begin
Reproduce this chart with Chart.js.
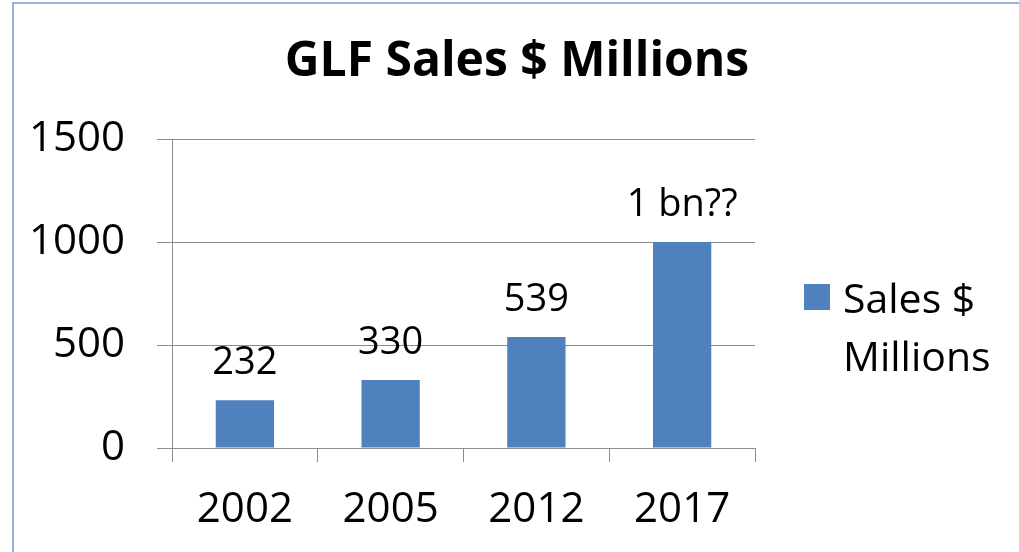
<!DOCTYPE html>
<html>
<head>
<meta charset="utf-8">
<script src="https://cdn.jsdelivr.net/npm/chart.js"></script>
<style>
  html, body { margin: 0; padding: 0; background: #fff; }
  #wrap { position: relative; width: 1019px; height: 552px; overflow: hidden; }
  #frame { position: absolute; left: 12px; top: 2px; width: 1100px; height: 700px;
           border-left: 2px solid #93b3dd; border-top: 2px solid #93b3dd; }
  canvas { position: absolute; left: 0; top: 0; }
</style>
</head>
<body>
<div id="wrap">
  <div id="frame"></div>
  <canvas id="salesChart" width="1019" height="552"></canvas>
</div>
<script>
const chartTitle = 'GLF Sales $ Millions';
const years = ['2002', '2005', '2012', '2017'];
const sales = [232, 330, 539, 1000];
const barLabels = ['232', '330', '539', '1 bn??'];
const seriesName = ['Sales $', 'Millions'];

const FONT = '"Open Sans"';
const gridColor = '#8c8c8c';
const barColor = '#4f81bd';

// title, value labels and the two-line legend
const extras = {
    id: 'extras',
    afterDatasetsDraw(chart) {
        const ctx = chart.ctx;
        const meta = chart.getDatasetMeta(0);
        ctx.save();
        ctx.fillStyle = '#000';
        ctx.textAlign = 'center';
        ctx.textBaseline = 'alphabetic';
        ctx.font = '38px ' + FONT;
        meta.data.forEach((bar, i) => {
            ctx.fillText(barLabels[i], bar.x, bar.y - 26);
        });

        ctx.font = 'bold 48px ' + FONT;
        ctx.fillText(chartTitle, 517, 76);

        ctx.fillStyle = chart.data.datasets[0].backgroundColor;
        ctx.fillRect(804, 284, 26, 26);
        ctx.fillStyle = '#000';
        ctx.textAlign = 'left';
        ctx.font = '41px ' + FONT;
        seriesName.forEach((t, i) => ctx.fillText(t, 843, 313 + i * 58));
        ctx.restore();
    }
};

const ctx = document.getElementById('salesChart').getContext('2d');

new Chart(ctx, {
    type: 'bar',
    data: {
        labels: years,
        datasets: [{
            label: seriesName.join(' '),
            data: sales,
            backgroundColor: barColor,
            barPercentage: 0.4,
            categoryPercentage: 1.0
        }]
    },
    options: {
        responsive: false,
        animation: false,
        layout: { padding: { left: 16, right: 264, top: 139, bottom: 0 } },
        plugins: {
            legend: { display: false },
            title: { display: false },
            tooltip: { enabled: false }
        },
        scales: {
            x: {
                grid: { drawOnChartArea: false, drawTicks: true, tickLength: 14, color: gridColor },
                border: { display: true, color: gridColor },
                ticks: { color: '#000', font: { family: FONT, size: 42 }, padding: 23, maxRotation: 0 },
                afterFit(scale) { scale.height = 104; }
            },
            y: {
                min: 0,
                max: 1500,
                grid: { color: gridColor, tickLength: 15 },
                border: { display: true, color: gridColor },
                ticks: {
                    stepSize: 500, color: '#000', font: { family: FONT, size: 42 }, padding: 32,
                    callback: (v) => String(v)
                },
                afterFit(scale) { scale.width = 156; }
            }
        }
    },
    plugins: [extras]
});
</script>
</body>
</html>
end
• [Your goal]: Without the pictures, repeat the listing above exactly.

• [The reply]:
Reproduce this chart with Chart.js.
<!DOCTYPE html>
<html>
<head>
<meta charset="utf-8">
<script src="https://cdn.jsdelivr.net/npm/chart.js"></script>
<style>
  html, body { margin: 0; padding: 0; background: #fff; }
  #wrap { position: relative; width: 1019px; height: 552px; overflow: hidden; }
  #frame { position: absolute; left: 12px; top: 2px; width: 1100px; height: 700px;
           border-left: 2px solid #93b3dd; border-top: 2px solid #93b3dd; }
  canvas { position: absolute; left: 0; top: 0; }
</style>
</head>
<body>
<div id="wrap">
  <div id="frame"></div>
  <canvas id="salesChart" width="1019" height="552"></canvas>
</div>
<script>
const chartTitle = 'GLF Sales $ Millions';
const years = ['2002', '2005', '2012', '2017'];
const sales = [232, 330, 539, 1000];
const barLabels = ['232', '330', '539', '1 bn??'];
const seriesName = ['Sales $', 'Millions'];

const FONT = '"Open Sans"';
const gridColor = '#8c8c8c';
const barColor = '#4f81bd';

// title, value labels and the two-line legend
const extras = {
    id: 'extras',
    afterDatasetsDraw(chart) {
        const ctx = chart.ctx;
        const meta = chart.getDatasetMeta(0);
        ctx.save();
        ctx.fillStyle = '#000';
        ctx.textAlign = 'center';
        ctx.textBaseline = 'alphabetic';
        ctx.font = '38px ' + FONT;
        meta.data.forEach((bar, i) => {
            ctx.fillText(barLabels[i], bar.x, bar.y - 26);
        });

        ctx.font = 'bold 48px ' + FONT;
        ctx.fillText(chartTitle, 517, 76);

        ctx.fillStyle = chart.data.datasets[0].backgroundColor;
        ctx.fillRect(804, 284, 26, 26);
        ctx.fillStyle = '#000';
        ctx.textAlign = 'left';
        ctx.font = '41px ' + FONT;
        seriesName.forEach((t, i) => ctx.fillText(t, 843, 313 + i * 58));
        ctx.restore();
    }
};

const ctx = document.getElementById('salesChart').getContext('2d');

new Chart(ctx, {
    type: 'bar',
    data: {
        labels: years,
        datasets: [{
            label: seriesName.join(' '),
            data: sales,
            backgroundColor: barColor,
            barPercentage: 0.4,
            categoryPercentage: 1.0
        }]
    },
    options: {
        responsive: false,
        animation: false,
        layout: { padding: { left: 16, right: 264, top: 139, bottom: 0 } },
        plugins: {
            legend: { display: false },
            title: { display: false },
            tooltip: { enabled: false }
        },
        scales: {
            x: {
                grid: { drawOnChartArea: false, drawTicks: true, tickLength: 14, color: gridColor },
                border: { display: true, color: gridColor },
                ticks: { color: '#000', font: { family: FONT, size: 42 }, padding: 23, maxRotation: 0 },
                afterFit(scale) { scale.height = 104; }
            },
            y: {
                min: 0,
                max: 1500,
                grid: { color: gridColor, tickLength: 15 },
                border: { display: true, color: gridColor },
                ticks: {
                    stepSize: 500, color: '#000', font: { family: FONT, size: 42 }, padding: 32,
                    callback: (v) => String(v)
                },
                afterFit(scale) { scale.width = 156; }
            }
        }
    },
    plugins: [extras]
});
</script>
</body>
</html>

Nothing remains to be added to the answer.